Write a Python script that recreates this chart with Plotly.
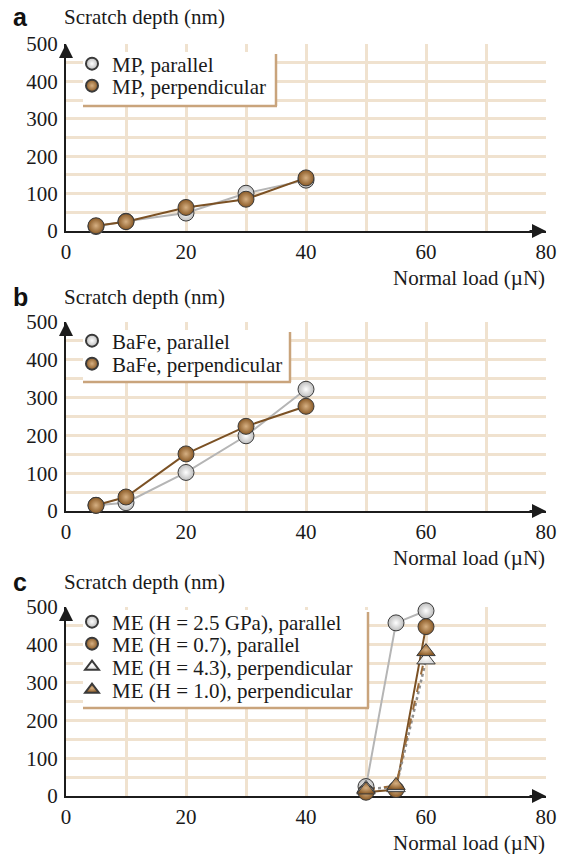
import plotly.graph_objects as go

# ---------------- data ----------------
mp_x = [5, 10, 20, 30, 40]
mp_par = [12, 26, 48, 101, 136]
mp_perp = [14, 25, 63, 85, 142]

bafe_x = [5, 10, 20, 30, 40]
bafe_par = [15, 22, 102, 199, 322]
bafe_perp = [15, 37, 151, 224, 277]

me_x = [50, 55, 60]
me_par_25 = [25, 458, 490]
me_par_07 = [10, 17, 448]
me_perp_43 = [20, 22, 360]
me_perp_10 = [16, 28, 382]

x_ticks = [0, 20, 40, 60, 80]
y_ticks = [0, 100, 200, 300, 400, 500]
x_grid = [10, 20, 30, 40, 50, 60, 70]
y_grid = [50, 100, 150, 200, 250, 300, 350, 400, 450]

# ---------------- style ----------------
W, H = 565, 854
SERIF = "Liberation Serif, Times New Roman, serif"
BROWN = "#8a5a26"
BROWN_C = "#d6b083"
BROWN_LINE = "#7b5124"
GREY = "#bdbdbd"
GREY_C = "#ffffff"
GREY_LINE = "#b5b5b5"
GRID = "#f0e2cf"
TAN = "#c9a47c"
AX = "#1c1c1c"
TXT = "#1a1a1a"


def px_x(p):
    return p / W


def px_y(p):
    return 1 - p / H


fig = go.Figure()

panels = [
    dict(name="a", yb=231, yt=44),
    dict(name="b", yb=511, yt=322),
    dict(name="c", yb=796, yt=607),
]
X0, X1 = 66, 546

axis_ids = ["", "2", "3"]
for i, p in enumerate(panels):
    sid = axis_ids[i]
    fig.update_layout(**{
        f"xaxis{sid}": dict(
            domain=[px_x(X0), px_x(X1)], range=[0, 80], anchor=f"y{sid}",
            tickvals=x_ticks, showgrid=False, zeroline=False, automargin=False,
            showline=True, linecolor=AX, linewidth=2, layer="below traces",
            ticks="", ticklabelstandoff=1,
            tickfont=dict(family=SERIF, size=21, color=TXT),
            minor=dict(tickvals=x_grid, showgrid=True, gridcolor=GRID, gridwidth=2.5, ticks=""),
            fixedrange=True,
        ),
        f"yaxis{sid}": dict(
            domain=[px_y(p["yb"]), px_y(p["yt"])], range=[0, 500], anchor=f"x{sid}",
            tickvals=y_ticks, showgrid=False, zeroline=False, automargin=False,
            showline=True, linecolor=AX, linewidth=2, layer="below traces",
            ticks="", ticklabelstandoff=2,
            tickfont=dict(family=SERIF, size=21, color=TXT),
            minor=dict(tickvals=y_grid, showgrid=True, gridcolor=GRID, gridwidth=2.5, ticks=""),
            fixedrange=True,
        ),
    })


def add_series(xv, yv, sid, name, legend, symbol, fill, center, line_color, dash, lw=2):
    xa = "x" + sid
    ya = "y" + sid
    fig.add_trace(go.Scatter(
        x=xv, y=yv, mode="lines", xaxis=xa, yaxis=ya, showlegend=False,
        line=dict(color=line_color, width=lw, dash=dash), cliponaxis=False,
        hoverinfo="skip",
    ))
    return dict(x=xv, y=yv, xa=xa, ya=ya, name=name, legend=legend,
                symbol=symbol, fill=fill, center=center)


marker_specs = []
marker_specs.append(add_series(mp_x, mp_par, "", "MP, parallel", "legend", "circle", GREY, GREY_C, GREY_LINE, "solid"))
marker_specs.append(add_series(mp_x, mp_perp, "", "MP, perpendicular", "legend2", "circle", BROWN, BROWN_C, BROWN_LINE, "solid"))
marker_specs.append(add_series(bafe_x, bafe_par, "2", "BaFe, parallel", "legend3", "circle", GREY, GREY_C, GREY_LINE, "solid"))
marker_specs.append(add_series(bafe_x, bafe_perp, "2", "BaFe, perpendicular", "legend4", "circle", BROWN, BROWN_C, BROWN_LINE, "solid"))
marker_specs.append(add_series(me_x, me_par_25, "3", "ME (H = 2.5 GPa), parallel", "legend5", "circle", GREY, GREY_C, GREY_LINE, "solid"))
marker_specs.append(add_series(me_x, me_par_07, "3", "ME (H = 0.7), parallel", "legend6", "circle", BROWN, BROWN_C, BROWN_LINE, "solid"))
marker_specs.append(add_series(me_x, me_perp_43, "3", "ME (H = 4.3), perpendicular", "legend7", "triangle-up", "#d8d8d8", "#ffffff", "#8f8f8f", "dot", 2.5))
marker_specs.append(add_series(me_x, me_perp_10, "3", "ME (H = 1.0), perpendicular", "legend8", "triangle-up", BROWN, BROWN_C, "#9a6b3a", "dash"))

for m in marker_specs:
    fig.add_trace(go.Scatter(
        x=m["x"], y=m["y"], mode="markers", xaxis=m["xa"], yaxis=m["ya"],
        name=m["name"], legend=m["legend"], showlegend=True, cliponaxis=False,
        marker=dict(symbol=m["symbol"], size=16, color=m["fill"],
                    gradient=dict(type="radial", color=m["center"]),
                    line=dict(color="#3a3a3a", width=1)),
    ))

rows = [64, 86, 341, 364, 622, 644, 667, 690]
leg_names = ["legend"] + [f"legend{i}" for i in range(2, 9)]
LEG_X = 94 - 20 - 2
for ln, ry in zip(leg_names, rows):
    fig.update_layout(**{ln: dict(
        x=px_x(LEG_X), y=px_y(ry), xanchor="left", yanchor="middle",
        xref="paper", yref="paper",
        bgcolor="rgba(0,0,0,0)", borderwidth=0,
        font=dict(family=SERIF, size=21, color=TXT),
        itemsizing="constant", itemclick=False, itemdoubleclick=False,
    )})

boxes = [(83, 276, 52, 106), (83, 290, 330, 382), (83, 368, 610, 708)]
shapes = []
for (bx0, bx1, by0, by1) in boxes:
    shapes.append(dict(type="rect", xref="paper", yref="paper",
                       x0=px_x(bx0), x1=px_x(bx1), y0=px_y(by1), y1=px_y(by0),
                       fillcolor="white", line=dict(width=0), layer="above"))
    shapes.append(dict(type="line", xref="paper", yref="paper",
                       x0=px_x(bx1), x1=px_x(bx1), y0=px_y(by0 + 2), y1=px_y(by1),
                       line=dict(color=TAN, width=2.5), layer="above"))
    shapes.append(dict(type="line", xref="paper", yref="paper",
                       x0=px_x(bx0), x1=px_x(bx1 + 1), y0=px_y(by1), y1=px_y(by1),
                       line=dict(color=TAN, width=2.5), layer="above"))

annotations = []
for i, p in enumerate(panels):
    sid = axis_ids[i]
    off = p["yb"] - 231
    annotations.append(dict(xref="x" + sid, yref="y" + sid, axref="x" + sid, ayref="y" + sid,
                            x=80, y=0, ax=77, ay=0, text="", showarrow=True,
                            arrowhead=2, arrowsize=1.4, arrowwidth=2, arrowcolor=AX))
    annotations.append(dict(xref="x" + sid, yref="y" + sid, axref="x" + sid, ayref="y" + sid,
                            x=0, y=500, ax=0, ay=470, text="", showarrow=True,
                            arrowhead=2, arrowsize=1.4, arrowwidth=2, arrowcolor=AX))
    annotations.append(dict(xref="paper", yref="paper", x=px_x(11), y=px_y(17 + off),
                            xanchor="left", yanchor="middle", showarrow=False,
                            text=f"<b>{p['name']}</b>",
                            font=dict(family="Liberation Sans, Arial, sans-serif", size=25, color="#111")))
    annotations.append(dict(xref="paper", yref="paper", x=px_x(62), y=px_y(17 + off),
                            xanchor="left", yanchor="middle", showarrow=False,
                            text="Scratch depth (nm)",
                            font=dict(family=SERIF, size=21, color=TXT)))
    annotations.append(dict(xref="paper", yref="paper", x=px_x(547), y=px_y(278 + off),
                            xanchor="right", yanchor="middle", showarrow=False,
                            text="Normal load (µN)",
                            font=dict(family=SERIF, size=21, color=TXT)))

fig.update_layout(
    template="none",
    width=W, height=H, margin=dict(l=0, r=0, t=0, b=0, pad=0, autoexpand=False),
    paper_bgcolor="white", plot_bgcolor="white",
    shapes=shapes, annotations=annotations,
    hovermode=False,
)

fig.write_html("out.html", config={"displayModeBar": False})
= = = =
> [Directive]:
From the first line above to the line containing "me_perp_10 = [16, 28, 382]", repeat each line exactly. Pictures stay out.

> [Solution to this problem]:
Write a Python script that recreates this chart with Plotly.
import plotly.graph_objects as go

# ---------------- data ----------------
mp_x = [5, 10, 20, 30, 40]
mp_par = [12, 26, 48, 101, 136]
mp_perp = [14, 25, 63, 85, 142]

bafe_x = [5, 10, 20, 30, 40]
bafe_par = [15, 22, 102, 199, 322]
bafe_perp = [15, 37, 151, 224, 277]

me_x = [50, 55, 60]
me_par_25 = [25, 458, 490]
me_par_07 = [10, 17, 448]
me_perp_43 = [20, 22, 360]
me_perp_10 = [16, 28, 382]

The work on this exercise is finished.